Careful not to draw any attention to herself, Primrose slipped out of the room after Mrs. Jakes and Jenson. Guilt tried to turn her back for she really felt she should also be doing what she could to help Geoffrey. Then she thought on the long, complicated argument there would be before any of the men would allow her to join them in what was sure to be a battle and the guilt eased. They would leave quicker if they thought they were slipping away without her.
It was a long time, one that required a great deal of sneaking around, before Mrs. Jakes put the journal in the place the baron had built for Primrose to work on her plants and all her medicines and lotions. Primrose waited silently in the shadows as the two servants talked quietly and, to her surprise, gently kissed before Mrs. Jakes led Jenson away. Then, after assuring herself that they were gone, Primrose hurried over to get the journal.
“Huh.” Simeon scratched his chin. “I did not know that Mrs. Jakes liked Jenson. Valets tend to keep themselves above other servants.”
“Oh, she likes him just fine,” said Lilybet, refilling her cup with hot tea and then putting in a lot of sugar. “If the fool would just look about a bit he would not spend his declining years alone.”
“Servants are not usually allowed to marry.” He winced at the look Lilybet gave him. “Did not say I agreed with that, just that it is a custom. Those who make such rules think it interferes with their ability to do their jobs. Did once say to a man that I could not see how that would be true and had anyone done a study to be certain. He gave me a look just like yours, Lily.”
“I think it is a rule made to make certain the servants have no life but serving the ones who pay them a pittance,” she said, and poured a lot of cream into her tea.
“Can you actually taste the tea?” asked Morris as he watched her drink some of it.

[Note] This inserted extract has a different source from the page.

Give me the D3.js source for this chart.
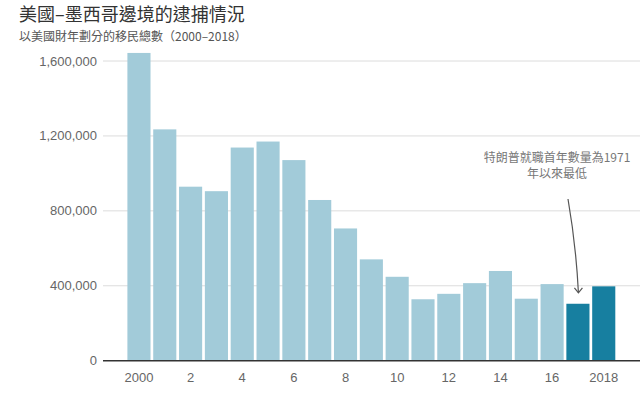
<!DOCTYPE html>
<html>
<head>
<meta charset="utf-8">
<script src="https://cdn.jsdelivr.net/npm/d3@7"></script>
<style>
  body { margin: 0; background: #fff; }
  svg text { font-family: "Noto Sans CJK TC", "Noto Sans", sans-serif; }
  svg text.num { font-family: "Liberation Sans", "DejaVu Sans", sans-serif; }
</style>
</head>
<body>
<svg id="chart" width="640" height="397"></svg>
<script>
const years = d3.range(2000, 2019);
const arrests = [1643000, 1235000, 929000, 905000, 1138000, 1170000, 1071000, 858000,
  706000, 541000, 448000, 328000, 357000, 414000, 479000, 331000, 409000, 304000, 397000];
const highlightYears = [2017, 2018];
const yTicks = [0, 400000, 800000, 1200000, 1600000];
const xTickYears = [2000, 2002, 2004, 2006, 2008, 2010, 2012, 2014, 2016, 2018];
const xTickLabel = y => (y === 2000 || y === 2018) ? String(y) : String(y % 100);

const svg = d3.select("#chart");
const width = +svg.attr("width");

const x = d3.scaleBand()
  .domain(years)
  .range([127.4, 615.3])
  .paddingInner(0.105)
  .paddingOuter(0);

const y = d3.scaleLinear()
  .domain([0, 1600000])
  .range([360.7, 61]);

// title
svg.append("text")
  .attr("x", 19).attr("y", 21)
  .attr("font-size", 18).attr("fill", "#333")
  .text("美國–墨西哥邊境的逮捕情況");

svg.append("text")
  .attr("x", 19).attr("y", 41)
  .attr("font-size", 12).attr("fill", "#555")
  .text("以美國財年劃分的移民總數（2000–2018）");

// gridlines + y labels
const yAxis = svg.append("g");
yAxis.selectAll("line")
  .data(yTicks.filter(d => d > 0))
  .join("line")
    .attr("x1", 103).attr("x2", width)
    .attr("y1", d => y(d)).attr("y2", d => y(d))
    .attr("stroke", "#dcdcdc").attr("stroke-width", 1);

yAxis.selectAll("text")
  .data(yTicks)
  .join("text")
    .attr("class", "num")
    .attr("x", 97)
    .attr("y", d => y(d))
    .attr("dy", "0.35em")
    .attr("text-anchor", "end")
    .attr("font-size", 13).attr("fill", "#666")
    .text(d => d3.format(",")(d));

// bars
svg.append("g").selectAll("rect")
  .data(years.map((yr, i) => ({year: yr, value: arrests[i]})))
  .join("rect")
    .attr("x", d => x(d.year))
    .attr("width", x.bandwidth())
    .attr("y", d => y(d.value))
    .attr("height", d => y(0) - y(d.value))
    .attr("fill", d => highlightYears.includes(d.year) ? "#177fa0" : "#a2cbd9");

// baseline
svg.append("line")
  .attr("x1", 103).attr("x2", width)
  .attr("y1", y(0)).attr("y2", y(0))
  .attr("stroke", "#333").attr("stroke-width", 1.5);

// x labels
svg.append("g").selectAll("text")
  .data(xTickYears)
  .join("text")
    .attr("class", "num")
    .attr("x", d => x(d) + x.bandwidth() / 2)
    .attr("y", 382)
    .attr("text-anchor", "middle")
    .attr("font-size", 13).attr("fill", "#666")
    .text(xTickLabel);

// annotation
const ann = svg.append("g").attr("font-size", 12).attr("fill", "#777").attr("text-anchor", "middle");
ann.append("text").attr("x", 557).attr("y", 162).text("特朗普就職首年數量為1971");
ann.append("text").attr("x", 557).attr("y", 178).text("年以來最低");

const tipX = x(2017) + x.bandwidth() / 2 + 0.5;
const tipY = y(304000) - 11;
svg.append("path")
  .attr("d", `M568,199 Q576,245 ${tipX},${tipY}`)
  .attr("fill", "none").attr("stroke", "#555").attr("stroke-width", 1.2);
svg.append("path")
  .attr("d", `M${tipX - 4},${tipY - 5} L${tipX},${tipY} L${tipX + 4},${tipY - 5}`)
  .attr("fill", "none").attr("stroke", "#555").attr("stroke-width", 1.2);
</script>
</body>
</html>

“A little. It flavors the sugar and cream very nicely.” She grinned and had another drink. “So, are we going to go rescue this Geoffrey person and his family?”
“We?” Simeon asked. “We will be me, Bened, Bevan, and Morris. Perhaps a few of the male servants. You will stay here.”
“Nay, I think not.”
All the men opened their mouths to argue, looked hard at her, and shut them. Lilybet nodded and then they all began to plan how they would help Geoffrey and his family not become yet more victims of Augusta’s greed. The man had three children and not one of them doubted that Augusta would have them killed as well.
Bened was not surprised to find himself unofficially made leader of their rescue party. He had been a soldier once and people who had never been soldiers always assumed one who had would be better in such situations, would somehow know every move to make and how to lead. Someone needed to tell them that a lot of the ones who had been soldiers, especially men like him, were little more than cannon fodder.
“Where is Primrose?” Bened asked when he suddenly realized she had left the room.
Simeon looked around the room and cursed softly. “Went after that journal, I suspect. But, at least we do not have to argue with her about going to help Geoffrey. She will be set on that journal for quite a while.”
“I thought she liked this Geoffrey fellow,” said Bevan.
“She does as well as she likes his wife but this journal holds her mother’s words, a mother she lost years ago and which we have had little to truly remember her by.”
Bened nodded, thinking it could work out for the best. Not only did he have to spend time needed to rescue Geoffrey making her understand this was not a fight she should be joining, but it would also allow him to ride away afterward without causing a large confrontation far too many people would undoubtedly observe. He knew it was cowardly but he was feeling cowardly. Bened did not care so much about an emotional farewell, not as much as he feared she could all too easily convince him to stay with her when he knew he should not.
The sound of something crashing to the floor yanked Primrose free of the spell of reading her mother’s words, of hearing that beloved voice from the past in every written word. She tucked the journal beneath a cushion on the settee she had been sitting in and crept toward the door. Listening carefully, she could not hear any voices and she reached to open the door just as it was flung open from the other side.